If this is the standard for debt repayment, it is logically and legally inconsistent for an employer to withhold more than this—let alone 100%—as a punitive measure.

A Wake-Up Call for All Employees

This public hearing sheds light on what might be happening behind closed doors in many organizations. The comments revealed a troubling trend: some directors and managers allegedly abuse their power by illegally withholding salaries from their staff.

This practice is not just unfair; it is illegal. As some commentators suggested, employees who have faced this kind of treatment may have strong grounds to sue their employers for recovery of their wrongfully withheld wages.

Beyond Salary Withholding: The Pre-Retirement Termination Trap

This vigilance extends to other forms of financial protection. A common tactic in some private companies is to accuse employees of misconduct or incompetence just before they are due to retire. By firing them on these grounds, the company attempts to avoid paying out pensions and other terminal benefits.

This underscores why every employee must know their rights.

What Actually Constitutes a Fair Termination?

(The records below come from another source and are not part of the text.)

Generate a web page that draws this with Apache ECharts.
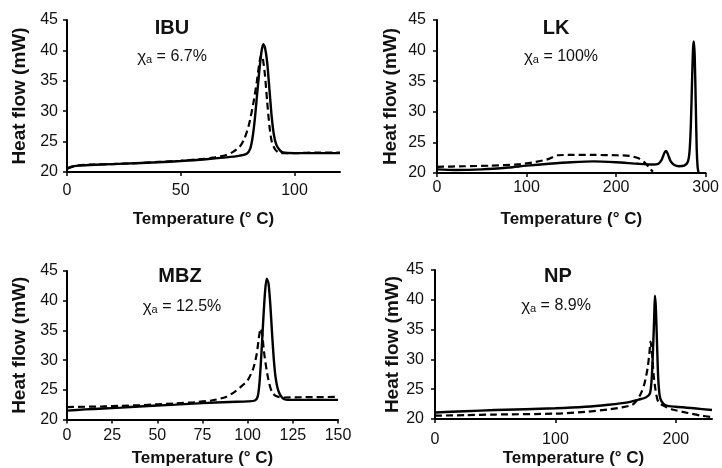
<!DOCTYPE html>
<html>
<head>
<meta charset="utf-8">
<script src="https://cdn.jsdelivr.net/npm/echarts@6/dist/echarts.min.js"></script>
<style>
html,body{margin:0;padding:0;background:#fff;}
#chart{width:722px;height:468px;}
</style>
</head>
<body>
<div id="chart"></div>
<script>
// ---- Data (temperature °C, heat flow mW) ----
const panelNames = ['IBU', 'LK', 'MBZ', 'NP'];
const chiLabels = ['6.7%', '100%', '12.5%', '8.9%'];
const yTicks = [20, 25, 30, 35, 40, 45];
const ibuXTicks = [0, 50, 100];
const lkXTicks = [0, 100, 200, 300];
const mbzXTicks = [0, 25, 50, 75, 100, 125, 150];
const npXTicks = [0, 100, 200];

const ibuSolid = [[0,20.5],[2,20.9],[5,21.05],[10,21.15],[20,21.3],[30,21.45],[40,21.6],[50,21.8],[60,22.05],[70,22.4],[76,22.7],[79,23.0],[80.5,23.8],[81.5,25.5],[82.5,28.5],[83.5,32.5],[84.5,36.5],[85.5,39.8],[86.3,41],[87,40.5],[88,38],[89,33.5],[90,29],[91,26],[92,24.5],[93.5,23.6],[95,23.2],[100,23.1],[110,23.1],[120,23.1]];
const ibuDashed = [[0,20.6],[5,21.1],[10,21.2],[20,21.3],[30,21.45],[40,21.65],[50,21.85],[60,22.15],[65,22.4],[70,22.8],[73,23.3],[76,24.2],[78,25.5],[80,27.8],[82,31.5],[83.5,35],[84.5,37.8],[85.3,39.2],[86,38.8],[87,36],[88,31.5],[89,27.5],[90,25],[91.5,23.7],[93,23.2],[95,23.1],[100,23.1],[110,23.2],[120,23.2]];

const lkSolid = [[0,20.6],[20,20.5],[50,20.6],[80,20.9],[100,21.2],[125,21.5],[150,21.75],[175,21.9],[200,21.75],[225,21.5],[240,21.4],[247,21.5],[251,22.2],[254,23.3],[256,23.6],[258,23],[261,21.9],[265,21.3],[270,21.1],[276,21.2],[280,21.8],[282,23.5],[283.5,28],[285,36],[286,40.5],[286.8,41.5],[287.8,39],[289,31],[290,24],[291,21],[292,20.1]];
const lkDashed = [[0,21.0],[30,21.1],[60,21.2],[90,21.4],[110,21.8],[125,22.3],[135,22.9],[150,22.95],[175,22.95],[200,22.9],[215,22.8],[225,22.4],[232,21.7],[237,20.9],[241,20.2]];

const mbzSolid = [[0,21.5],[10,21.7],[20,21.85],[30,22.0],[40,22.2],[50,22.35],[60,22.5],[75,22.75],[90,22.95],[100,23.05],[104,23.2],[105.5,23.8],[106.5,26],[107.5,30.5],[108.5,36],[109.5,41],[110.5,43.7],[111.5,43],[112.5,39.5],[113.5,34.5],[114.5,30],[115.5,27],[117,24.8],[119,23.7],[121,23.35],[130,23.3],[140,23.3],[150,23.3]];
const mbzDashed = [[0,22.1],[10,22.15],[20,22.2],[30,22.3],[40,22.4],[50,22.55],[60,22.7],[70,22.9],[80,23.2],[88,23.8],[93,24.7],[97,25.7],[100,26.6],[103,28.5],[105,31],[106.3,34],[107.2,35.3],[108,34.5],[109,31.5],[110.5,28.3],[112,26],[113.5,24.6],[116,23.9],[120,23.7],[130,23.75],[150,23.8]];

const npSolid = [[0,21.1],[25,21.3],[50,21.5],[100,21.8],[125,22.05],[144,22.4],[160,22.8],[169,23.25],[175,23.6],[178.5,24.3],[180,27],[181,31.5],[182,37],[182.6,40.7],[183.3,39],[184.3,33],[185.3,27],[186.5,24],[188,23],[191.5,22.3],[200,22.05],[215,21.8],[230,21.5]];
const npDashed = [[0,20.55],[25,20.65],[50,20.75],[100,20.9],[125,21.2],[144,21.6],[155,21.95],[164,22.4],[168,23.25],[171,24.3],[174,26],[176.5,28.5],[178,31],[179,33],[180,31.5],[181.5,27.5],[183,25],[184.6,23.3],[186,22.7],[190,22.2],[197,21.6],[210,21.0],[220,20.6],[230,20.3]];

// ---- Layout ----
const grids = [
  {left: 67, top: 20, width: 273, height: 152},
  {left: 437, top: 20, width: 271, height: 153},
  {left: 67, top: 271, width: 271, height: 149},
  {left: 435, top: 270, width: 277, height: 153}
];
const xRanges = [[0,120],[0,300],[0,150],[0,230]];
const xTickSets = [ibuXTicks, lkXTicks, mbzXTicks, npXTicks];
const xNameGaps = [38.5, 38, 30.5, 31];
const yNameGaps = [37.5, 36.5, 37.5, 31.5];
const xLabelMargins = [11, 7, 8, 13];
const yLabelMargins = [9, 11, 9, 11];
const solids = [ibuSolid, lkSolid, mbzSolid, npSolid];
const dashes = [ibuDashed, lkDashed, mbzDashed, npDashed];
const titlePos = [[172,28],[556,28],[180,276],[558,276]];
const chiPos = [[172,57],[561,57],[182,307],[556,306]];

const FONT = 'Liberation Sans, Arial, sans-serif';
const axisLine = {show: true, lineStyle: {color: '#000', width: 2}};

const option = {
  animation: false,
  backgroundColor: '#fff',
  grid: grids.map(g => Object.assign({containLabel: false}, g)),
  xAxis: grids.map((g, i) => ({
    type: 'value', gridIndex: i, min: xRanges[i][0], max: xRanges[i][1],
    name: 'Temperature (° C)', nameLocation: 'middle', nameGap: xNameGaps[i],
    nameTextStyle: {fontFamily: FONT, fontSize: 17, fontWeight: 'bold', color: '#111'},
    axisLine: axisLine,
    axisTick: {show: true, length: 4, lineStyle: {color: '#000', width: 1.5}, customValues: xTickSets[i]},
    axisLabel: {customValues: xTickSets[i], fontFamily: FONT, fontSize: 16, color: '#111', margin: xLabelMargins[i]},
    splitLine: {show: false}
  })),
  yAxis: grids.map((g, i) => ({
    type: 'value', gridIndex: i, min: 20, max: 45, interval: 5,
    name: 'Heat flow (mW)', nameLocation: 'middle', nameGap: yNameGaps[i],
    nameTextStyle: {fontFamily: FONT, fontSize: 19, fontWeight: 'bold', color: '#111'},
    axisLine: axisLine,
    axisTick: {show: true, length: 4, lineStyle: {color: '#000', width: 1.5}, customValues: yTicks},
    axisLabel: {customValues: yTicks, fontFamily: FONT, fontSize: 16, color: '#111', margin: yLabelMargins[i]},
    splitLine: {show: false}
  })),
  series: [].concat(...grids.map((g, i) => [
    {type: 'line', xAxisIndex: i, yAxisIndex: i, data: dashes[i], showSymbol: false, smooth: 0.25,
     lineStyle: {color: '#000', width: 2.2, type: [7, 4]}},
    {type: 'line', xAxisIndex: i, yAxisIndex: i, data: solids[i], showSymbol: false, smooth: 0.25,
     lineStyle: {color: '#000', width: 2.4, type: 'solid'}}
  ])),
  graphic: [].concat(...panelNames.map((n, i) => [
    {type: 'text', x: titlePos[i][0], y: titlePos[i][1],
     style: {text: n, align: 'center', verticalAlign: 'middle', font: 'bold 20px ' + FONT, fill: '#111'}},
    {type: 'text', x: chiPos[i][0], y: chiPos[i][1],
     style: {text: '{c|χ}{s|a}{n| = ' + chiLabels[i] + '}', align: 'center', verticalAlign: 'middle',
       rich: {
         c: {fontFamily: FONT, fontSize: 17, fill: '#111', verticalAlign: 'middle'},
         s: {fontFamily: FONT, fontSize: 11, fill: '#111', verticalAlign: 'bottom', padding: [6,0,0,0]},
         n: {fontFamily: FONT, fontSize: 16, fill: '#111', verticalAlign: 'middle'}
       }}}
  ]))
};

const chart = echarts.init(document.getElementById('chart'), null, {renderer: 'canvas'});
chart.setOption(option);
</script>
</body>
</html>
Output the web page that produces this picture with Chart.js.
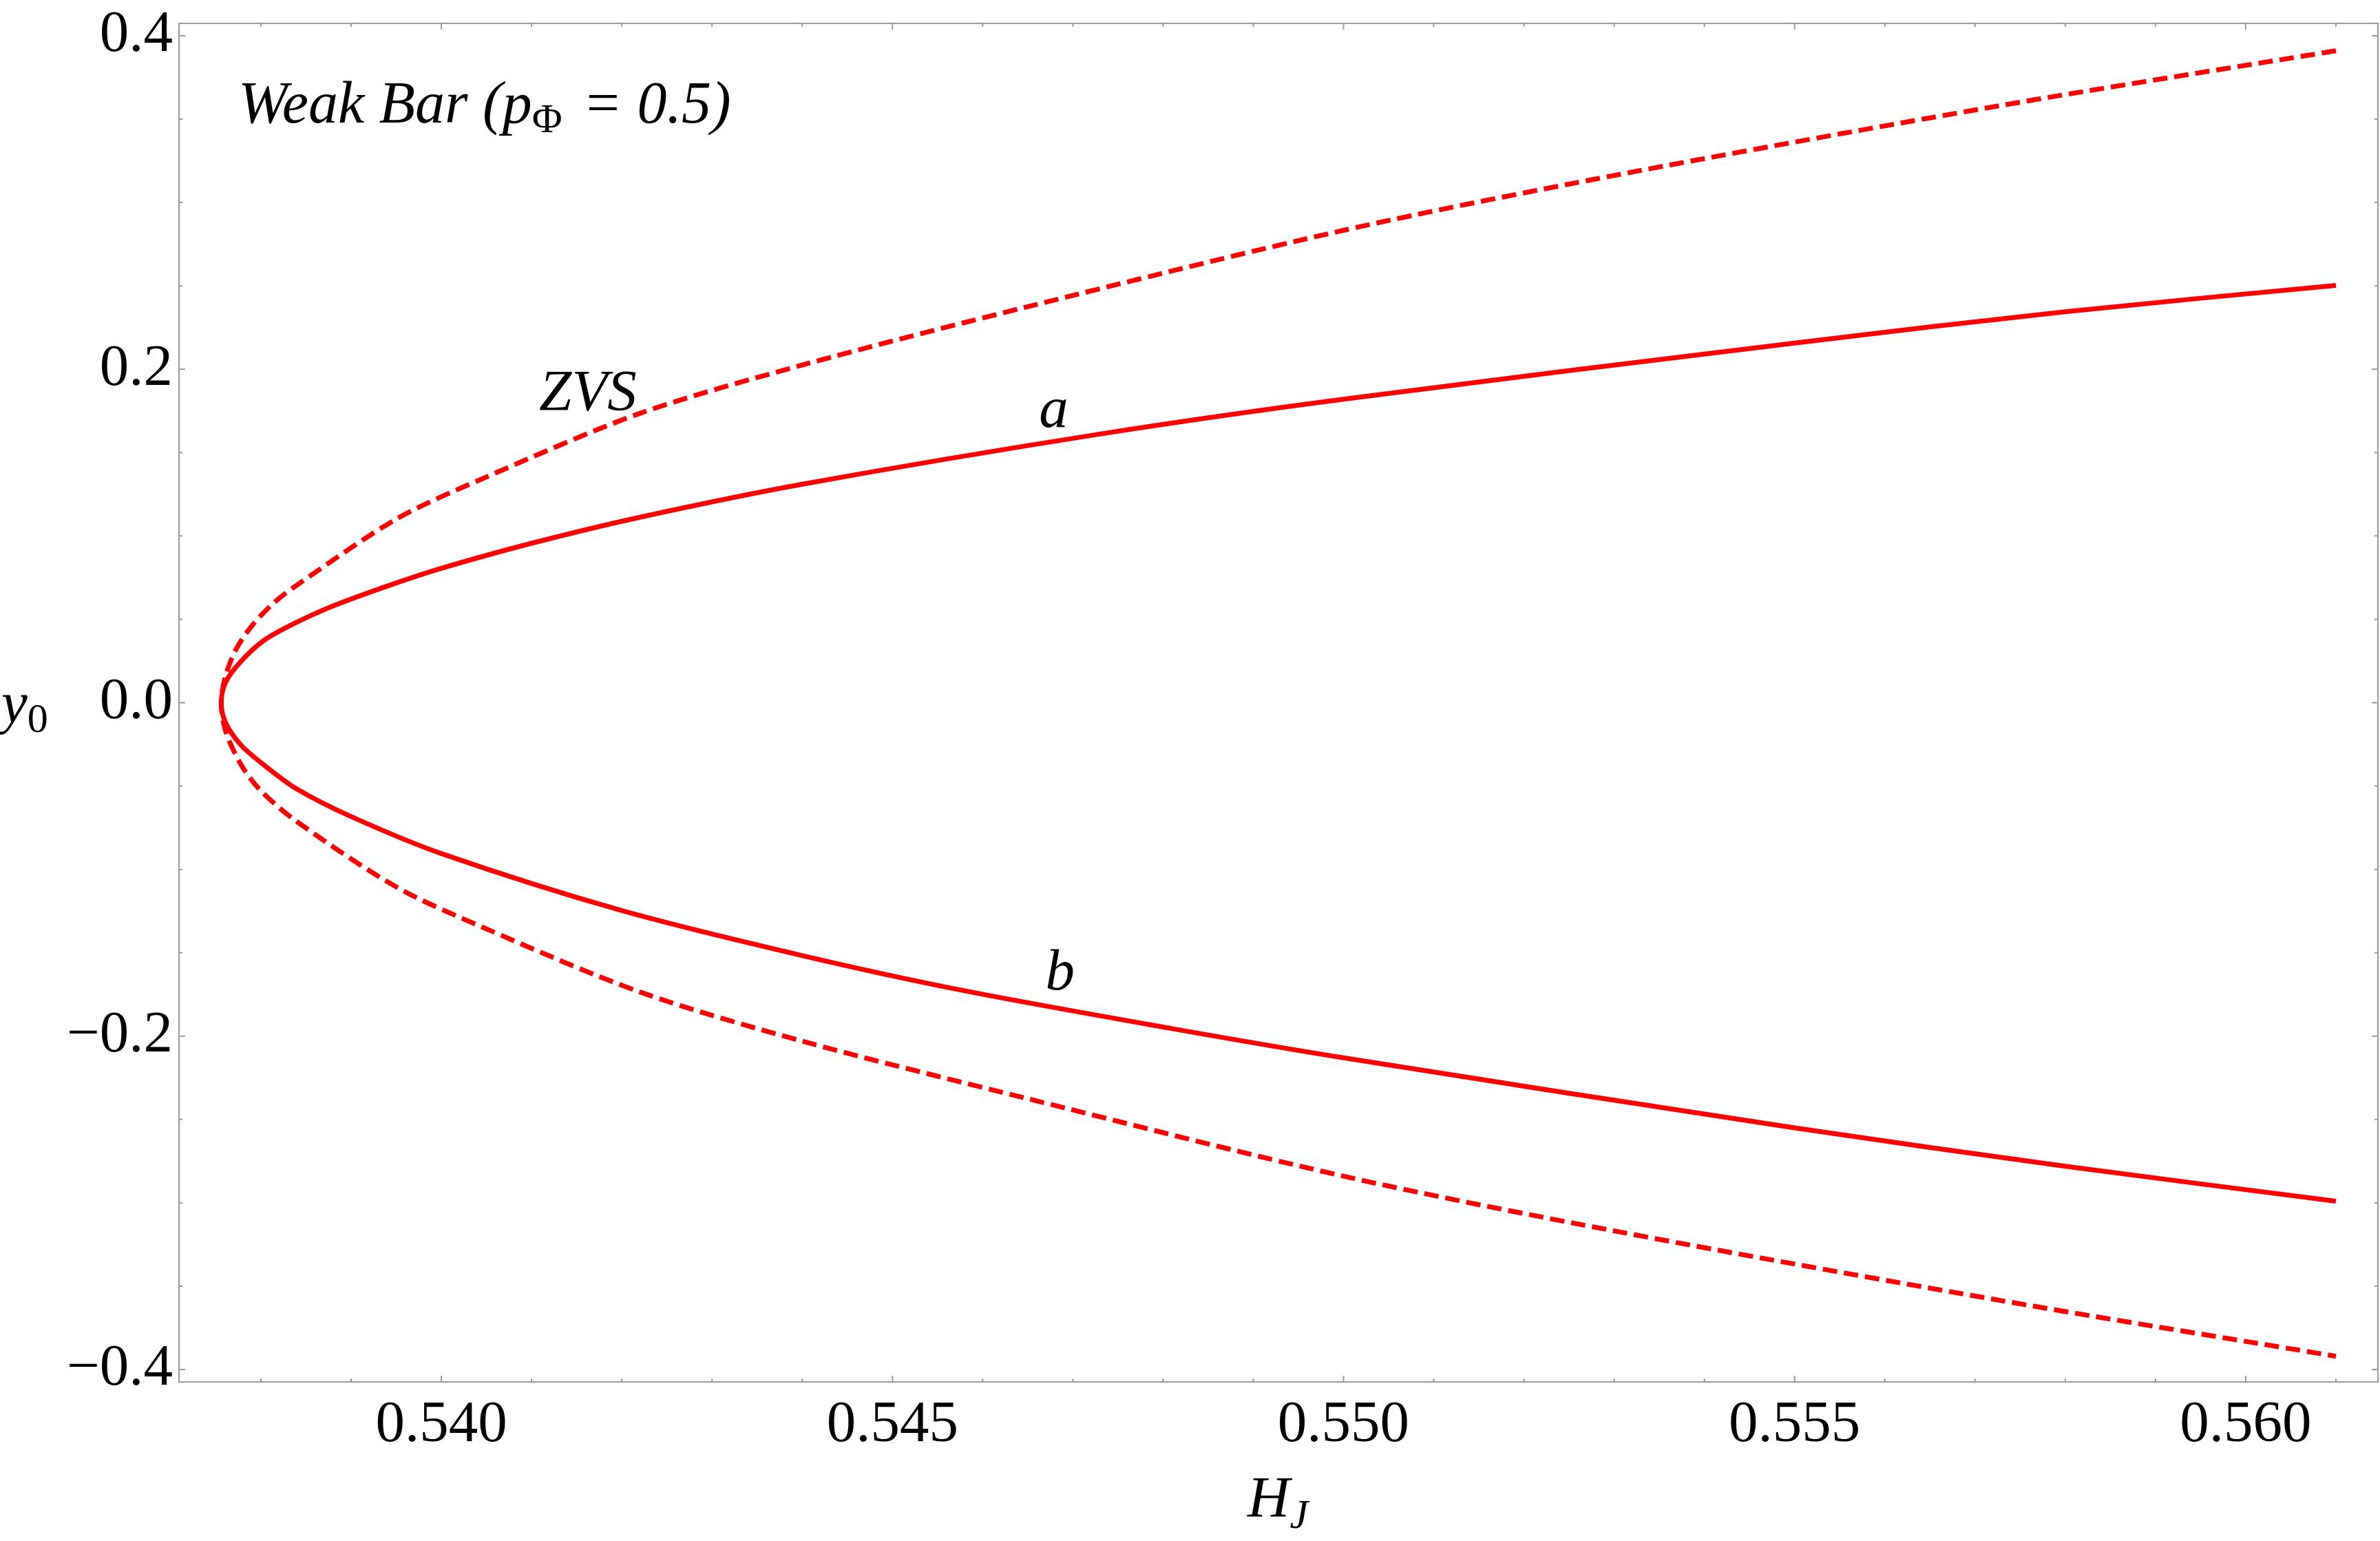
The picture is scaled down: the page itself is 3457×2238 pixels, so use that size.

According to the Labour Act, fair termination of employment is strictly defined and includes:

  • Termination due to the worker’s incompetence (which must be proven).

  • Termination due to the worker’s proven misconduct (following a fair disciplinary hearing).

  • Redundancy as laid out in the law.

  • Termination due to legal restrictions that prevent the worker from performing their job.

Simply accusing an employee is not enough. Due process must be followed, and in cases of termination, all accrued benefits must be paid.

Step Up and Be Vigilant

Your salary is your livelihood, and it is protected by law.

  • If your employer withholds your salary illegally, you have the right to challenge it.

  • If you are facing termination, especially near retirement, understand what constitutes "fair" dismissal and ensure your benefits are not wrongfully denied.

Do not be silent. Arm yourself with knowledge, understand the Labour Act, and use the legal system to protect yourself when necessary. Your financial security depends on it.